**WHAT IS EXPECTED:**
Output the material beneath this task exactly, images excluded.

**DATA SHOWN:**
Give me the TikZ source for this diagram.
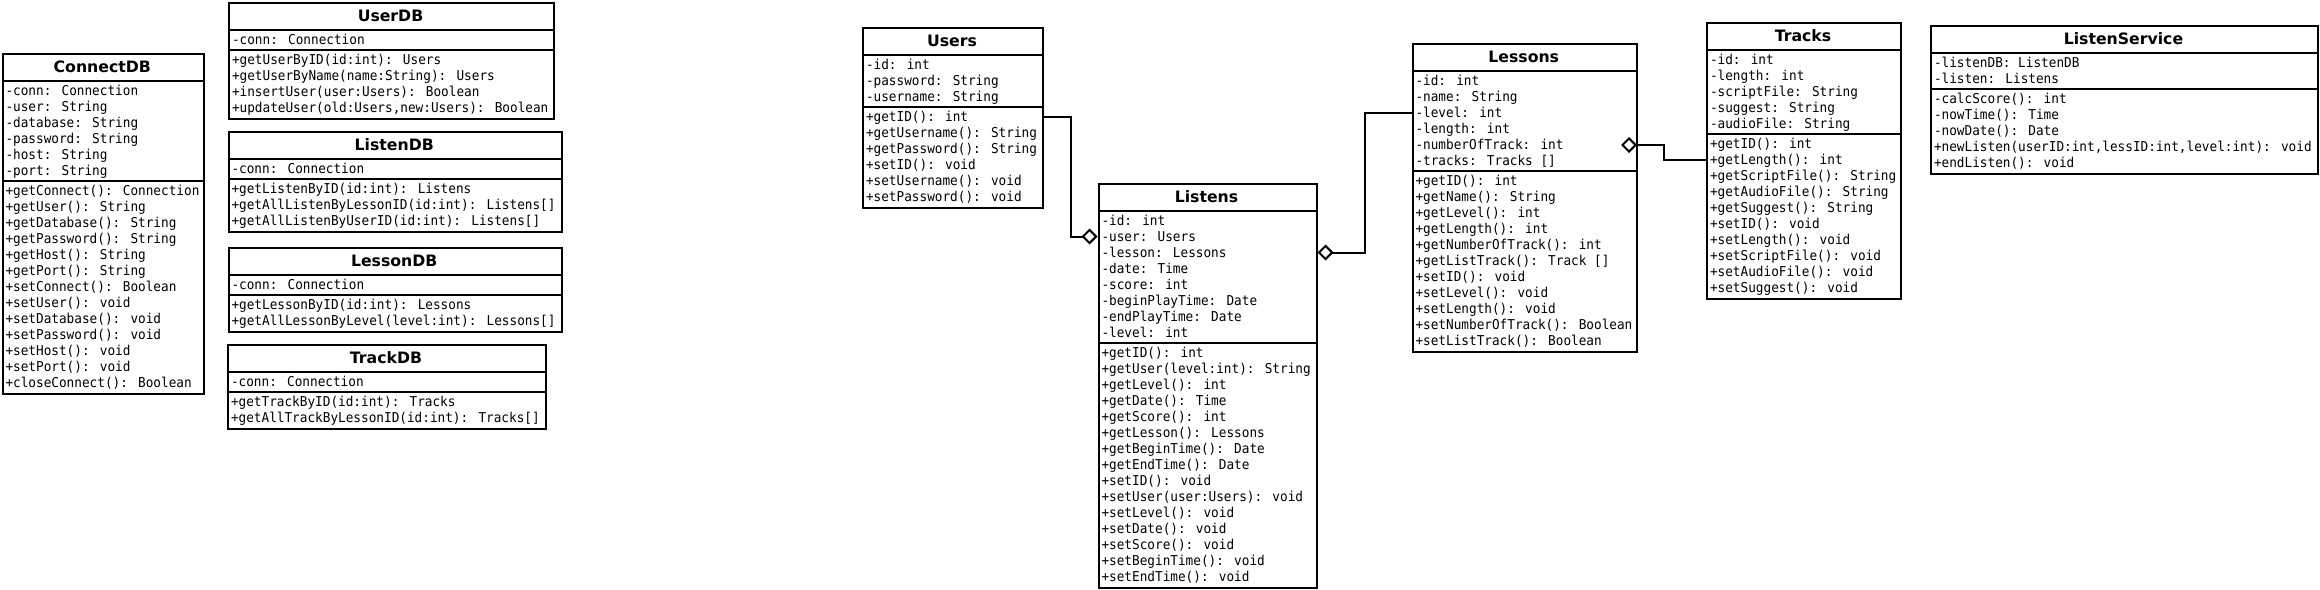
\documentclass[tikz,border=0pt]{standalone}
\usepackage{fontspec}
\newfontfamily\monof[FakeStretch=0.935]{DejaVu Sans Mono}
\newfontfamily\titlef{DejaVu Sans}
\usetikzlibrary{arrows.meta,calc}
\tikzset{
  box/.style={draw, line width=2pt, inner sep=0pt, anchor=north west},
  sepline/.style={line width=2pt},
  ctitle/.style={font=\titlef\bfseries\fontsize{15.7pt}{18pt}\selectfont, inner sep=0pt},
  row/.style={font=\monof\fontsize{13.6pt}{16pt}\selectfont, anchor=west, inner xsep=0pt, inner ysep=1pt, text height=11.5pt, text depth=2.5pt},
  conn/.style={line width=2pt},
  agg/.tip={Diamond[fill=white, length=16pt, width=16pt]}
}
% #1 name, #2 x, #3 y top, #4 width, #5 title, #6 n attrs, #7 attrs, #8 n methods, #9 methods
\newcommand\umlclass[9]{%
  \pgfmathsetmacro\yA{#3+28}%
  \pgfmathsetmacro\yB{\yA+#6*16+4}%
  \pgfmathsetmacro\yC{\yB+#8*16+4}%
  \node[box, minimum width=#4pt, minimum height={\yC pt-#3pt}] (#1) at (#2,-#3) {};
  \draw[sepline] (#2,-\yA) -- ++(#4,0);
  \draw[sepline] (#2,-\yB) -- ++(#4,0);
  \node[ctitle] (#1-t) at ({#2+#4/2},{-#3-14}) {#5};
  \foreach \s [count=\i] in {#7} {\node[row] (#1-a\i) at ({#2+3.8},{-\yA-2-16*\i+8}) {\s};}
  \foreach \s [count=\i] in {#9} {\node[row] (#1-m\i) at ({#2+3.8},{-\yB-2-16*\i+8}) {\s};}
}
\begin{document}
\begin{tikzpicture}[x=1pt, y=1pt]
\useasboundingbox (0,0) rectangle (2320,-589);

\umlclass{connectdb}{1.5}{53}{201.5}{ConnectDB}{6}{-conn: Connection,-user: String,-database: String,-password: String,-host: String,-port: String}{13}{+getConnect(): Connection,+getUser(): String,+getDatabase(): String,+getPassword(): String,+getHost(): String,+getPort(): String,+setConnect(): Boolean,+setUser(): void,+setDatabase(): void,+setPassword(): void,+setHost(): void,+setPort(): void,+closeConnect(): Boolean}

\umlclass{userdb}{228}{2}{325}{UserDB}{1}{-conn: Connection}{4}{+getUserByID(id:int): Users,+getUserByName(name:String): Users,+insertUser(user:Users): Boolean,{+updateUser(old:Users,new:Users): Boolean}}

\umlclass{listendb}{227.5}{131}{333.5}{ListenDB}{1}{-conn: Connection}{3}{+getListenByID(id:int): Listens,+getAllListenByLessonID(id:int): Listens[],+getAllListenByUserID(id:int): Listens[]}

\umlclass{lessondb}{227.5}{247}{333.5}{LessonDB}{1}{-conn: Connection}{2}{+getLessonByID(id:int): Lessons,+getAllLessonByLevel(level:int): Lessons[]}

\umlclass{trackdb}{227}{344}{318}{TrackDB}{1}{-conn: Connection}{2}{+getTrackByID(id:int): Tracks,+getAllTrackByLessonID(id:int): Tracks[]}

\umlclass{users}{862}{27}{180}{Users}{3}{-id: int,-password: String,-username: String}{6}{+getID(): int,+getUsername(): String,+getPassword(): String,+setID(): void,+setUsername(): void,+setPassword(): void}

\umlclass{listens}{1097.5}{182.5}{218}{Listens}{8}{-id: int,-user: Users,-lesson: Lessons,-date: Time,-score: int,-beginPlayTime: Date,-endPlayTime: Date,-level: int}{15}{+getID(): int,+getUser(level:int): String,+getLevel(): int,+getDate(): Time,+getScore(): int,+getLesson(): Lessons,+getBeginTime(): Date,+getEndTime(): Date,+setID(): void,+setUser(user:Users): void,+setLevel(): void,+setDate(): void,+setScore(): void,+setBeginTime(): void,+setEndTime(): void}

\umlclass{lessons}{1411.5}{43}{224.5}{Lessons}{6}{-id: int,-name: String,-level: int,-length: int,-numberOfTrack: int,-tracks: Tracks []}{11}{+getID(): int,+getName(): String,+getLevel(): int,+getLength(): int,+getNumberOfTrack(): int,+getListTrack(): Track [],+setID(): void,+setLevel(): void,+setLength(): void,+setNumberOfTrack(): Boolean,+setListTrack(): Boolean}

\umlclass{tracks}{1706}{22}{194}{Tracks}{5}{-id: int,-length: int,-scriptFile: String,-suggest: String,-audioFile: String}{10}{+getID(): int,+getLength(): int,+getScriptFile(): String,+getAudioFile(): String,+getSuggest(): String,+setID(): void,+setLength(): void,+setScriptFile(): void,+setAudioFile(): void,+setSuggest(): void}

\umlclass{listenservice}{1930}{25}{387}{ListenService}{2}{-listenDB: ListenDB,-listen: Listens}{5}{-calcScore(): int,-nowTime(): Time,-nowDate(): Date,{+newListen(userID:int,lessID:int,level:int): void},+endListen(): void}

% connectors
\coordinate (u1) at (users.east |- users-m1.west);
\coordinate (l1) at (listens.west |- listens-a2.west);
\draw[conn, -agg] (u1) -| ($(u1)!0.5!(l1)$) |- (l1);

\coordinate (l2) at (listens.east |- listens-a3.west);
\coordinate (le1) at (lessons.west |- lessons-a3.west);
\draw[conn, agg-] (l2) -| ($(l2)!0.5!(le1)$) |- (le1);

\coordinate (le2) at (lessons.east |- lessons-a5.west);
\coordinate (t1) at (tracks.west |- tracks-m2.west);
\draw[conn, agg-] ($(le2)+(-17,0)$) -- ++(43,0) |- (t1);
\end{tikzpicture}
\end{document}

**RESPONSE:**
Give me the TikZ source for this diagram.
\documentclass[tikz,border=0pt]{standalone}
\usepackage{fontspec}
\newfontfamily\monof[FakeStretch=0.935]{DejaVu Sans Mono}
\newfontfamily\titlef{DejaVu Sans}
\usetikzlibrary{arrows.meta,calc}
\tikzset{
  box/.style={draw, line width=2pt, inner sep=0pt, anchor=north west},
  sepline/.style={line width=2pt},
  ctitle/.style={font=\titlef\bfseries\fontsize{15.7pt}{18pt}\selectfont, inner sep=0pt},
  row/.style={font=\monof\fontsize{13.6pt}{16pt}\selectfont, anchor=west, inner xsep=0pt, inner ysep=1pt, text height=11.5pt, text depth=2.5pt},
  conn/.style={line width=2pt},
  agg/.tip={Diamond[fill=white, length=16pt, width=16pt]}
}
% #1 name, #2 x, #3 y top, #4 width, #5 title, #6 n attrs, #7 attrs, #8 n methods, #9 methods
\newcommand\umlclass[9]{%
  \pgfmathsetmacro\yA{#3+28}%
  \pgfmathsetmacro\yB{\yA+#6*16+4}%
  \pgfmathsetmacro\yC{\yB+#8*16+4}%
  \node[box, minimum width=#4pt, minimum height={\yC pt-#3pt}] (#1) at (#2,-#3) {};
  \draw[sepline] (#2,-\yA) -- ++(#4,0);
  \draw[sepline] (#2,-\yB) -- ++(#4,0);
  \node[ctitle] (#1-t) at ({#2+#4/2},{-#3-14}) {#5};
  \foreach \s [count=\i] in {#7} {\node[row] (#1-a\i) at ({#2+3.8},{-\yA-2-16*\i+8}) {\s};}
  \foreach \s [count=\i] in {#9} {\node[row] (#1-m\i) at ({#2+3.8},{-\yB-2-16*\i+8}) {\s};}
}
\begin{document}
\begin{tikzpicture}[x=1pt, y=1pt]
\useasboundingbox (0,0) rectangle (2320,-589);

\umlclass{connectdb}{1.5}{53}{201.5}{ConnectDB}{6}{-conn: Connection,-user: String,-database: String,-password: String,-host: String,-port: String}{13}{+getConnect(): Connection,+getUser(): String,+getDatabase(): String,+getPassword(): String,+getHost(): String,+getPort(): String,+setConnect(): Boolean,+setUser(): void,+setDatabase(): void,+setPassword(): void,+setHost(): void,+setPort(): void,+closeConnect(): Boolean}

\umlclass{userdb}{228}{2}{325}{UserDB}{1}{-conn: Connection}{4}{+getUserByID(id:int): Users,+getUserByName(name:String): Users,+insertUser(user:Users): Boolean,{+updateUser(old:Users,new:Users): Boolean}}

\umlclass{listendb}{227.5}{131}{333.5}{ListenDB}{1}{-conn: Connection}{3}{+getListenByID(id:int): Listens,+getAllListenByLessonID(id:int): Listens[],+getAllListenByUserID(id:int): Listens[]}

\umlclass{lessondb}{227.5}{247}{333.5}{LessonDB}{1}{-conn: Connection}{2}{+getLessonByID(id:int): Lessons,+getAllLessonByLevel(level:int): Lessons[]}

\umlclass{trackdb}{227}{344}{318}{TrackDB}{1}{-conn: Connection}{2}{+getTrackByID(id:int): Tracks,+getAllTrackByLessonID(id:int): Tracks[]}

\umlclass{users}{862}{27}{180}{Users}{3}{-id: int,-password: String,-username: String}{6}{+getID(): int,+getUsername(): String,+getPassword(): String,+setID(): void,+setUsername(): void,+setPassword(): void}

\umlclass{listens}{1097.5}{182.5}{218}{Listens}{8}{-id: int,-user: Users,-lesson: Lessons,-date: Time,-score: int,-beginPlayTime: Date,-endPlayTime: Date,-level: int}{15}{+getID(): int,+getUser(level:int): String,+getLevel(): int,+getDate(): Time,+getScore(): int,+getLesson(): Lessons,+getBeginTime(): Date,+getEndTime(): Date,+setID(): void,+setUser(user:Users): void,+setLevel(): void,+setDate(): void,+setScore(): void,+setBeginTime(): void,+setEndTime(): void}

\umlclass{lessons}{1411.5}{43}{224.5}{Lessons}{6}{-id: int,-name: String,-level: int,-length: int,-numberOfTrack: int,-tracks: Tracks []}{11}{+getID(): int,+getName(): String,+getLevel(): int,+getLength(): int,+getNumberOfTrack(): int,+getListTrack(): Track [],+setID(): void,+setLevel(): void,+setLength(): void,+setNumberOfTrack(): Boolean,+setListTrack(): Boolean}

\umlclass{tracks}{1706}{22}{194}{Tracks}{5}{-id: int,-length: int,-scriptFile: String,-suggest: String,-audioFile: String}{10}{+getID(): int,+getLength(): int,+getScriptFile(): String,+getAudioFile(): String,+getSuggest(): String,+setID(): void,+setLength(): void,+setScriptFile(): void,+setAudioFile(): void,+setSuggest(): void}

\umlclass{listenservice}{1930}{25}{387}{ListenService}{2}{-listenDB: ListenDB,-listen: Listens}{5}{-calcScore(): int,-nowTime(): Time,-nowDate(): Date,{+newListen(userID:int,lessID:int,level:int): void},+endListen(): void}

% connectors
\coordinate (u1) at (users.east |- users-m1.west);
\coordinate (l1) at (listens.west |- listens-a2.west);
\draw[conn, -agg] (u1) -| ($(u1)!0.5!(l1)$) |- (l1);

\coordinate (l2) at (listens.east |- listens-a3.west);
\coordinate (le1) at (lessons.west |- lessons-a3.west);
\draw[conn, agg-] (l2) -| ($(l2)!0.5!(le1)$) |- (le1);

\coordinate (le2) at (lessons.east |- lessons-a5.west);
\coordinate (t1) at (tracks.west |- tracks-m2.west);
\draw[conn, agg-] ($(le2)+(-17,0)$) -- ++(43,0) |- (t1);
\end{tikzpicture}
\end{document}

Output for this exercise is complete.